Organelles serve to compartmentalize eukaryotic cells, thereby creating specialized environments for different, sometimes competing cellular processes. Contact sites between organelles enable the exchange of material such as lipids and signaling molecules. Contact sites are present between all organelles, but best understood are the contacts between the endoplasmic reticulum (ER) and the mitochondrion. The functions of ER-mitochondria contacts are manifold: they serve the exchange of phospholipids and calcium ions, and the formation of these contacts is a prerequisite for mitochondrial quality control. Fragmentation of mitochondria is required for their degradation, and the proteins that execute the fission of mitochondria bind at ER-mitochondria contact sites. In addition, ER membranes wrap around the fission site during fragmentation. ER-mitochondria communication is notably disturbed in neurodegenerative diseases like Parkinson’s disease (PD). 
We try to understand how ER-mitochondria communication affects the function and physiology of neurons, and how this affects the organism’s physiology. We could show that the exchange of phospholipids between ER and mitochondria regulates mitochondrial dynamics and activity in dopaminergic neurons. We found that in mutants for the ER protein Creld, ER-mitochondria communication is impaired, resulting in low production of the reactive oxygen species hydrogen peroxide. We suggest that this leads to inactivity of dopaminergic neurons, resulting in a strong, PD-like locomotion deficit. Moreover, we show that cells react to low activity of the mitochondrial respiratory complex I by increasing ER-mitochondria contacts (Paradis M, Kucharowski N, Edwards Faret G, Maya Palacios SJ, Meyer C, Stümpges B, Jamitzky I, Kalinowski J, Thiele C, Bauer R, Paululat A, Sellin J, Bülow MH. The ER protein Creld regulates ER-mitochondria contact dynamics and respiratory complex 1 activity. Sci Adv. 2022 Jul 22;8(29):eabo0155. doi: 10.1126/sciadv.abo0155.)   

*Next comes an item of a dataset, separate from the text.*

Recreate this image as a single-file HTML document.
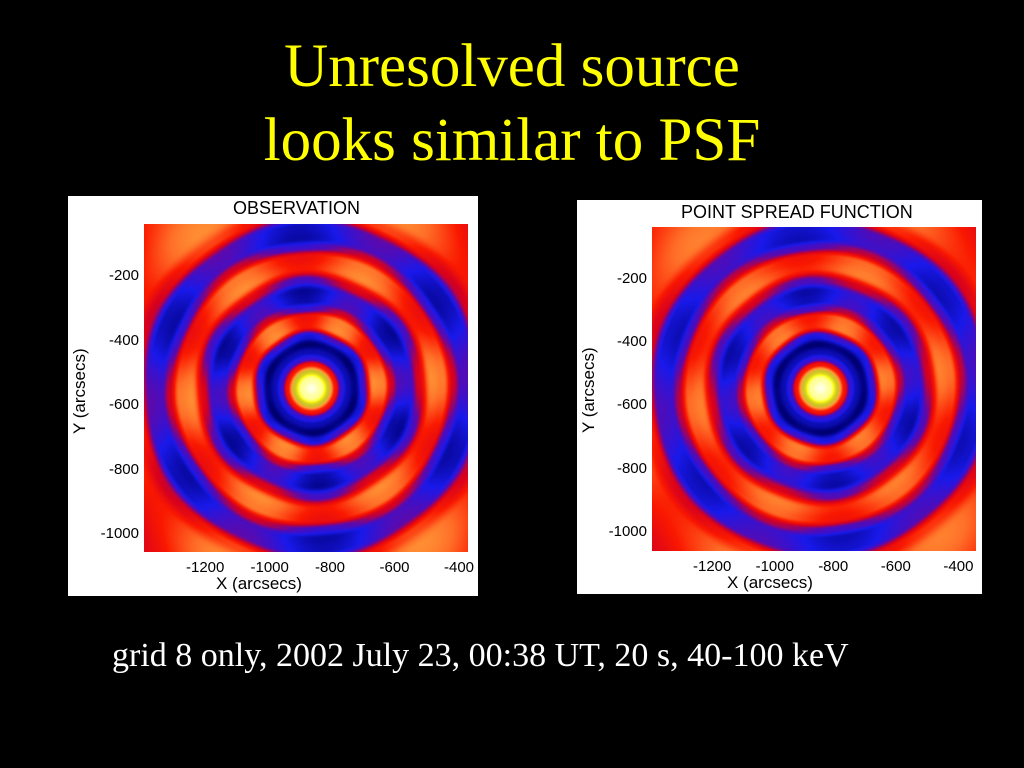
<!DOCTYPE html>
<html><head><meta charset="utf-8">
<style>
body{margin:0;background:#000;width:1024px;height:768px;overflow:hidden;position:relative;font-family:"Liberation Sans",sans-serif}
.title{position:absolute;left:0;width:1024px;text-align:center;color:#ffff00;font-family:"Liberation Serif",serif;font-size:61px;line-height:74px}
.caption{position:absolute;left:112px;top:637px;color:#fff;font-family:"Liberation Serif",serif;font-size:34px;white-space:nowrap}
.panel{position:absolute;background:#fff}
.panel canvas{position:absolute}
.ptitle{position:absolute;color:#000;font-size:18px;white-space:nowrap}
.tick{position:absolute;color:#000;font-size:15px;white-space:nowrap}
.xl{position:absolute;font-size:17px;color:#000;white-space:nowrap}
.yl{position:absolute;font-size:17px;color:#000;white-space:nowrap;transform:rotate(-90deg);transform-origin:left top}
</style></head><body>
<div class="title" style="top:30px">Unresolved source</div>
<div class="title" style="top:104px">looks similar to PSF</div>

<div class="panel" id="p1" style="left:68px;top:196px;width:410px;height:400px">
 <div class="ptitle" style="top:2px;left:165px">OBSERVATION</div>
</div>
<div class="panel" id="p2" style="left:577px;top:200px;width:405px;height:394px">
 <div class="ptitle" style="top:2px;left:104px">POINT SPREAD FUNCTION</div>
</div>
<div class="caption">grid 8 only, 2002 July 23, 00:38 UT, 20 s, 40-100 keV</div>

<script>
// radial profile (px from source, normalized intensity)
const ringRadii  = [0,10,17,24,30,36,44,52,62,72,80,88,98,108,120,132,142,150,162,175,190,240];
const ringValues = [1,0.97,0.86,0.56,0.32,0.22,0.15,0.3,0.65,0.63,0.4,0.28,0.26,0.42,0.65,0.62,0.4,0.28,0.3,0.55,0.65,0.55];
// angular modulation (6-fold lobes)
const lobeAmp = [0.08, 0.06];
const lobePhase = [0.5, 0.9];
const xTicks = [-1200,-1000,-800,-600,-400];
const yTicks = [-200,-400,-600,-800,-1000];
const cmapStops = [0,0.15,0.28,0.38,0.48,0.58,0.68,0.77,0.85,0.92,1];
const cmapColors = [[0,0,0],[0,0,120],[25,25,235],[90,10,175],[215,0,30],[250,25,0],[255,110,40],[255,165,60],[200,190,40],[255,255,20],[255,255,235]];

function cmap(v){v=Math.max(0,Math.min(1,v));
 for(let i=1;i<cmapStops.length;i++){if(v<=cmapStops[i]){const t=(v-cmapStops[i-1])/(cmapStops[i]-cmapStops[i-1]);const a=cmapColors[i-1],b=cmapColors[i];return [a[0]+(b[0]-a[0])*t,a[1]+(b[1]-a[1])*t,a[2]+(b[2]-a[2])*t];}}
 return cmapColors[cmapColors.length-1];}
function profile(r){for(let i=1;i<ringRadii.length;i++){if(r<=ringRadii[i]){const t=(r-ringRadii[i-1])/(ringRadii[i]-ringRadii[i-1]);const s=(1-Math.cos(Math.PI*t))/2;return ringValues[i-1]+(ringValues[i]-ringValues[i-1])*s;}}return ringValues[ringValues.length-1];}

function build(panel,cfg,idx){
 const c=document.createElement('canvas');
 
 
 c.width=cfg.w;c.height=cfg.h;c.style.left=cfg.px+'px';c.style.top=cfg.py+'px';
 panel.appendChild(c);
 const ctx=c.getContext('2d');const img=ctx.createImageData(cfg.w,cfg.h);
 for(let y=0;y<cfg.h;y++)for(let x=0;x<cfg.w;x++){
  const dx=x-cfg.cx,dy=y-cfg.cy,r=Math.hypot(dx,dy),th=Math.atan2(dy,dx);
  let v=profile(r);
  if(r>40){const w=Math.min(1,(r-40)/20);v+=w*lobeAmp[idx]*Math.cos(6*th+lobePhase[idx]);}
  const col=cmap(v);const k=(y*cfg.w+x)*4;
  img.data[k]=col[0];img.data[k+1]=col[1];img.data[k+2]=col[2];img.data[k+3]=255;}
 ctx.putImageData(img,0,0);
 const sx=v=>cfg.x0+(v-(-1200))*cfg.kx;
 const sy=v=>cfg.y0+(-(v-(-200)))*cfg.ky;
 xTicks.forEach(t=>{const d=document.createElement('div');d.className='tick';
  
  
  d.textContent=t;d.style.top=(cfg.py+cfg.h+7)+'px';d.style.left=(sx(t)-19)+'px';panel.appendChild(d);});
 yTicks.forEach(t=>{const d=document.createElement('div');d.className='tick';
  
  
  d.textContent=t;d.style.top=(sy(t)-9)+'px';d.style.right=(cfg.W-cfg.px+5)+'px';panel.appendChild(d);});
 const xl=document.createElement('div');xl.className='xl';
 
 
 xl.textContent='X (arcsecs)';xl.style.left=cfg.xlx+'px';xl.style.top=(cfg.py+cfg.h+22)+'px';panel.appendChild(xl);
 const yl=document.createElement('div');yl.className='yl';
 
 
 yl.textContent='Y (arcsecs)';yl.style.left='2px';yl.style.top=cfg.yly+'px';panel.appendChild(yl);
}
build(document.getElementById('p1'),{W:410,px:76,py:28,w:324,h:328,cx:167,cy:164,x0:137,kx:0.3225,y0:80,ky:0.3225,xlx:148,yly:238},0);
build(document.getElementById('p2'),{W:405,px:75,py:27,w:324,h:324,cx:168,cy:161,x0:135,kx:0.313,y0:79,ky:0.316,xlx:150,yly:233},1);
</script>
</body></html>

Peroxisomes are probably the least well understood organelles, and many of their functions have yet to be determined. Peroxisomes are important regulators of the cell’s lipid metabolism and redox balance. They have been reported to accumulate at ER-mitochondria contact sites. A well-known consequence of peroxisome dysfunction is the accumulation of very-long-chain fatty acids. We showed previously that a metabolically more severe consequence is a shortage in medium-chain fatty acids. This shortage induces a signaling network that causes lipotoxicity and mitochondrial damage, which is ultimately fatal. By dietary supplementation with medium-chain fatty acids, we can rescue the lethality of mutants without functional peroxisomes (Bülow MH, Wingen C, Senyilmaz D, Gosejacob D, Sociale M, Bauer R, Teleman AA, Hoch M, Sellin S. Unbalanced lipolysis resulting in lipotoxicity provokes mitochondrial damage in peroxisome-deficient Pex19 mutants. Mol Biol Cell. 2018 Feb 15;29(4):396-407 and Sellin J, Wingen C, Gosejacob D, Senyilmaz D, Hänschke L, Büttner S, Meyer M, Bano D, Nicotera P, Teleman AA and Bülow MH. Dietary rescue of lipotoxicity-induced mitochondrial damage in Peroxin19 mutants. PLOS Biol 16(6): e2004893 June 19, 2018). A major component of the signaling network that we identified as the underlying cause for the aberrant metabolism following peroxisome loss and medium-chain fatty acid shortage is Lipase 3, which is a putative phospholipase with a role in linking the nutritional status to aging (Hänschke L, Heier C, Maya Palacios SJ, Özek HE, Thiele C, Bauer R, Kühnlein RP and Bülow MH. Drosophila Lipase 3 Mediates the Metabolic Response to Starvation and Aging. Front Aging 2022 3:800153. doi: 10.3389/fragi.2022.800153). Our current research focuses on the role of peroxisomes in the secretion of neuropeptides.